2. Co-viewing incrementality of the total audience does not linearly translate to the target audience. Keeping the static issue aside, this magic co-viewing factor is largely at the total audience level (P2+). In most cases, marketers need precise measurement of their target demo audience to facilitate transactions. The analysis suggests that the demo efficiency rate between total audience and target audience varies across publishers and does not necessarily have a linear relationship. That means one publisher can drive high incrementality at the total audience level but can be insufficient in driving target demo audience extension.

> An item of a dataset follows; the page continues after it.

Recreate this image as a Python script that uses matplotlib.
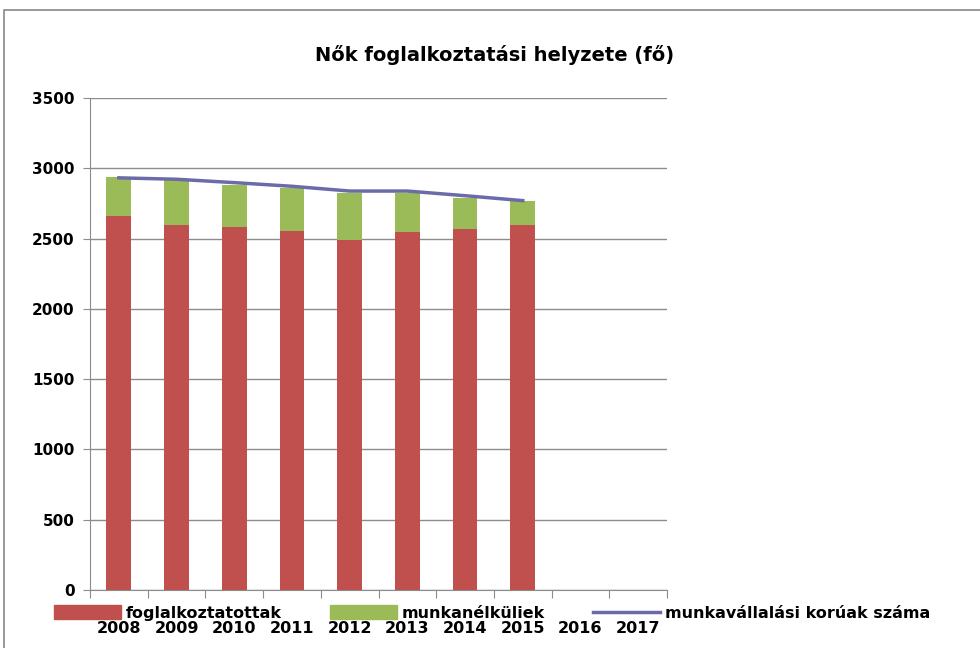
import matplotlib
matplotlib.use("Agg")
import matplotlib.pyplot as plt
from matplotlib.patches import Rectangle, Patch
from matplotlib.lines import Line2D

years = ["2008", "2009", "2010", "2011", "2012", "2013", "2014", "2015", "2016", "2017"]
employed = [2660, 2595, 2580, 2556, 2491, 2544, 2569, 2595]
unemployed = [275, 325, 304, 305, 335, 282, 223, 169]
working_age = [2932, 2922, 2898, 2872, 2838, 2838, 2805, 2770]

red = "#C0504D"
green = "#9BBB59"
purple = "#6B6BAA"

plt.rcParams['font.family'] = ['DejaVu Sans']
fig = plt.figure(figsize=(9.8, 6.48), dpi=100)
ax = fig.add_axes([90/980, 58/648, 577/980, 492/648])

n = len(employed)
x = list(range(n))
ax.bar(x, employed, width=0.43, color=red, zorder=3)
ax.bar(x, unemployed, width=0.43, bottom=employed, color=green, zorder=3)
ax.plot(x, working_age, color=purple, lw=2.5, zorder=4)

ax.set_xlim(-0.5, len(years) - 0.5)
ax.set_ylim(0, 3500)
ax.set_yticks(range(0, 3501, 500))
ax.set_yticklabels([str(v) for v in range(0, 3501, 500)], fontsize=11, fontweight='bold')
ax.yaxis.grid(True, color='#8c8c8c', lw=1, zorder=0)
ax.set_axisbelow(True)

ax.set_xticks([i + 0.5 for i in range(-1, len(years))], minor=False)
ax.set_xticklabels([])
ax.tick_params(axis='x', length=6, color='#8c8c8c', direction='out')
ax.tick_params(axis='y', length=5, color='#8c8c8c', direction='out', pad=6)
for i, yr in enumerate(years):
    ax.text(i, -0.078, yr, transform=ax.get_xaxis_transform(), ha='center', va='center',
            fontsize=11.5, fontweight='bold')

for s in ['top', 'right']:
    ax.spines[s].set_visible(False)
ax.spines['left'].set_color('#8c8c8c')
ax.spines['bottom'].set_color('#8c8c8c')

fig.text(495/980, 1 - 55/648, "Nők foglalkoztatási helyzete (fő)", ha='center', va='center',
         fontsize=14, fontweight='bold')

handles = [Patch(color=red), Patch(color=green), Line2D([0], [0], color=purple, lw=2.5)]
labels = ["foglalkoztatottak", "munkanélküliek", "munkavállalási korúak száma"]
fig.legend(handles, labels, loc='center', bbox_to_anchor=(492/980, 1 - 613/648), ncol=3,
           frameon=False, prop={'size': 11.5, 'weight': 'bold'}, handlelength=4.2,
           handleheight=0.9, columnspacing=3.0, handletextpad=0.3)

fig.patches.append(Rectangle((4/980, -0.02), 1.0, 1 - 10/648 + 0.02, transform=fig.transFigure,
                             fill=False, edgecolor='#888888', lw=1.2))

fig.savefig("out.png", dpi=100)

3. Co-viewing effect within unmeasurable assets is unsubstantiated. And to throw another wrench, Nielsen’s OTT DAR measurement is only integrated with Hulu, Roku and Amazon DSP as of today. For an OTT publisher or network’s full episode player, a considerable amount of CTV impressions on other streaming devices and platforms are not measurable or verifiable for co-viewing with empirical and quantifiable evidence.
Path forward
With the rapid growth of CTV penetration and usage in US households, we are going to see more stable and consistent viewing behavior on CTV, including co-viewing. As marketers continue to embrace CTV advertising and glean the benefits of co-viewing, they also need to apply critical thinking and avoid any potential misunderstanding of a complex issue at their expense due to current measurement limitations.

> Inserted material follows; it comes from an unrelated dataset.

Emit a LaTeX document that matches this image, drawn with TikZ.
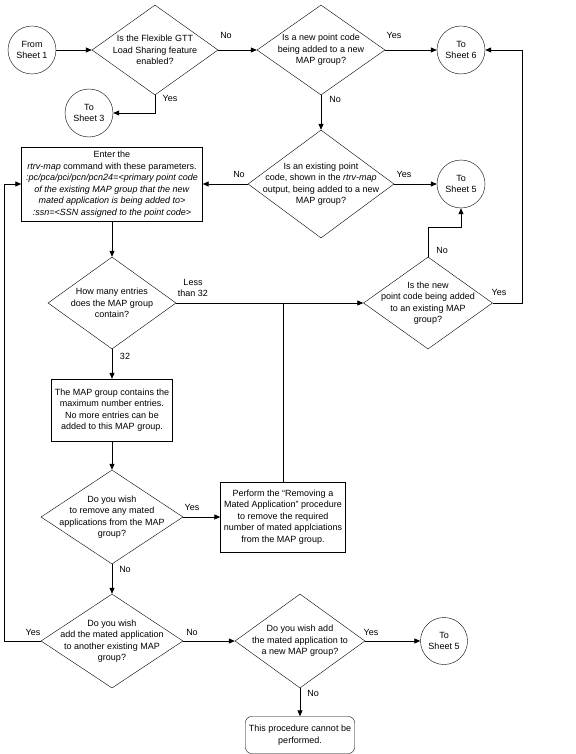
\documentclass[tikz,border=0pt]{standalone}
\usepackage{fontspec}
\setmainfont{Liberation Sans}
\usetikzlibrary{shapes.geometric,arrows.meta}

\tikzset{
  sheet/.style={draw, circle, minimum size=48pt, inner sep=0pt, align=center},
  decision/.style={draw, diamond, inner sep=-30pt, align=center},
  process/.style={draw, rectangle, inner sep=2pt, align=center},
  finish/.style={draw, rectangle, rounded corners=6pt, inner sep=2pt, align=center},
}

\begin{document}
\begin{tikzpicture}[scale=1.0, x=1pt, y=-1pt, >={Triangle[length=6pt,width=5pt]}, font=\fontsize{9}{11.5}\selectfont]
\useasboundingbox (0,0) rectangle (575,754);

\node[sheet] (from1) at (32,50) {From\\Sheet 1};
\node[decision, minimum width=126pt, minimum height=90pt] (gtt) at (155,50) {Is the Flexible GTT\\Load Sharing feature\\enabled?};
\node[decision, minimum width=128pt, minimum height=90pt] (newpc) at (321,50) {Is a new point code\\being added to a new\\MAP group?};
\node[sheet] (sheet6) at (461,50) {To\\Sheet 6};
\node[sheet] (sheet3) at (89,113) {To\\Sheet 3};
\node[decision, minimum width=146pt, minimum height=108pt] (exist) at (321,184) {Is an existing point\\code, shown in the \textit{rtrv-map}\\output, being added to a new\\MAP group?};
\node[sheet] (sheet5a) at (461,184) {To\\Sheet 5};
\node[process, minimum width=181pt, minimum height=74pt] (enter) at (112,184) {Enter the\\\textit{rtrv-map} command with these parameters.\\\textit{:pc/pca/pci/pcn/pcn24=<primary point code}\\\textit{of the existing MAP group that the new}\\\textit{mated application is being added to>}\\\textit{:ssn=<SSN assigned to the point code>}};
\node[decision, minimum width=128pt, minimum height=92pt] (entries) at (112,303) {How many entries\\does the MAP group\\contain?};
\node[decision, minimum width=129pt, minimum height=92pt] (addexist) at (428,303) {Is the new\\point code being added\\to an existing MAP\\group?};
\node[process, minimum width=121pt, minimum height=62pt] (full) at (112,410) {The MAP group contains the\\maximum number entries.\\No more entries can be\\added to this MAP group.};
\node[decision, minimum width=142pt, minimum height=94pt] (remove) at (112,517) {Do you wish\\to remove any mated\\applications from the MAP\\group?};
\node[process, minimum width=125pt, minimum height=70pt] (perform) at (283,517) {Perform the “Removing a\\Mated Application” procedure\\to remove the required\\number of mated applciations\\from the MAP group.};
\node[decision, minimum width=142pt, minimum height=94pt] (another) at (112,641) {Do you wish\\add the mated application\\to another existing MAP\\group?};
\node[decision, minimum width=130pt, minimum height=94pt] (newgrp) at (300,641) {Do you wish add\\the mated application to\\a new MAP group?};
\node[sheet, minimum size=47pt] (sheet5b) at (444,641) {To\\Sheet 5};
\node[finish, minimum width=109pt, minimum height=37pt] (stop) at (300,735) {This procedure cannot be\\performed.};

\coordinate (lft) at (4,0);
\coordinate (rgt) at (522,0);

\path[draw,thick,->] (from1) -- (gtt);
\path[draw,thick,->] (gtt) -- (newpc);
\path[draw,thick,->] (newpc) -- (sheet6);
\path[draw,thick,->] (gtt.south) |- (sheet3);
\path[draw,thick,->] (newpc) -- (exist);
\path[draw,thick,->] (exist) -- (enter);
\path[draw,thick,->] (exist) -- (sheet5a);
\path[draw,thick,->] (enter) -- (entries);
\path[draw,thick,->] (entries) -- (addexist);
\path[draw,thick,->] (addexist.north) -- ++(0,-29) -| (sheet5a);
\path[draw,thick,->] (addexist.east) -- (addexist.east -| rgt) |- (sheet6);
\path[draw,thick,->] (entries) -- (full);
\path[draw,thick,->] (full) -- (remove);
\path[draw,thick,->] (remove) -- (perform);
\path[draw,thick] (perform.north) -- (perform.north |- entries.east);
\path[draw,thick,->] (remove) -- (another);
\path[draw,thick,->] (another.west) -- (another.west -| lft) |- (enter);
\path[draw,thick,->] (another) -- (newgrp);
\path[draw,thick,->] (newgrp) -- (sheet5b);
\path[draw,thick,->] (newgrp) -- (stop);

\node at (226,35) {No};
\node at (394,35) {Yes};
\node at (170,98) {Yes};
\node at (335,99) {No};
\node at (239,174) {No};
\node at (404,174) {Yes};
\node at (442,250) {No};
\node at (499,292) {Yes};
\node[align=center] at (193,288) {Less\\than 32};
\node at (125,356) {32};
\node at (192,507) {Yes};
\node at (125,569) {No};
\node at (33,632) {Yes};
\node at (192,632) {No};
\node at (371,632) {Yes};
\node at (313,693) {No};
\end{tikzpicture}
\end{document}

Marketers need to take a discriminant approach in CTV measurement and transactions. Co-viewing should be measured and validated by third-party measurement vendors, with the increased audience impressions accounted for. Otherwise, marketers should continue treating CTV impressions as one-to-one digital impressions without applying proxies or assumptions.
Fundamentally, co-viewing measurement on CTV is just one aspect of audience validation that marketers urgently need. The analysis was for demo audiences, but similar consideration should be extended to advanced audiences. More empirical research and industry norms are needed to better understand the relationship between co-viewing and audiences by publisher and platform.
Many promising initiatives underway are leveraging innovative data sets and machine learning techniques to find the right solution. CTV measurement will continue to evolve where all CTV impressions can be dynamically and fairly converted to audience impressions, inclusive of co-viewing, in the foreseeable future.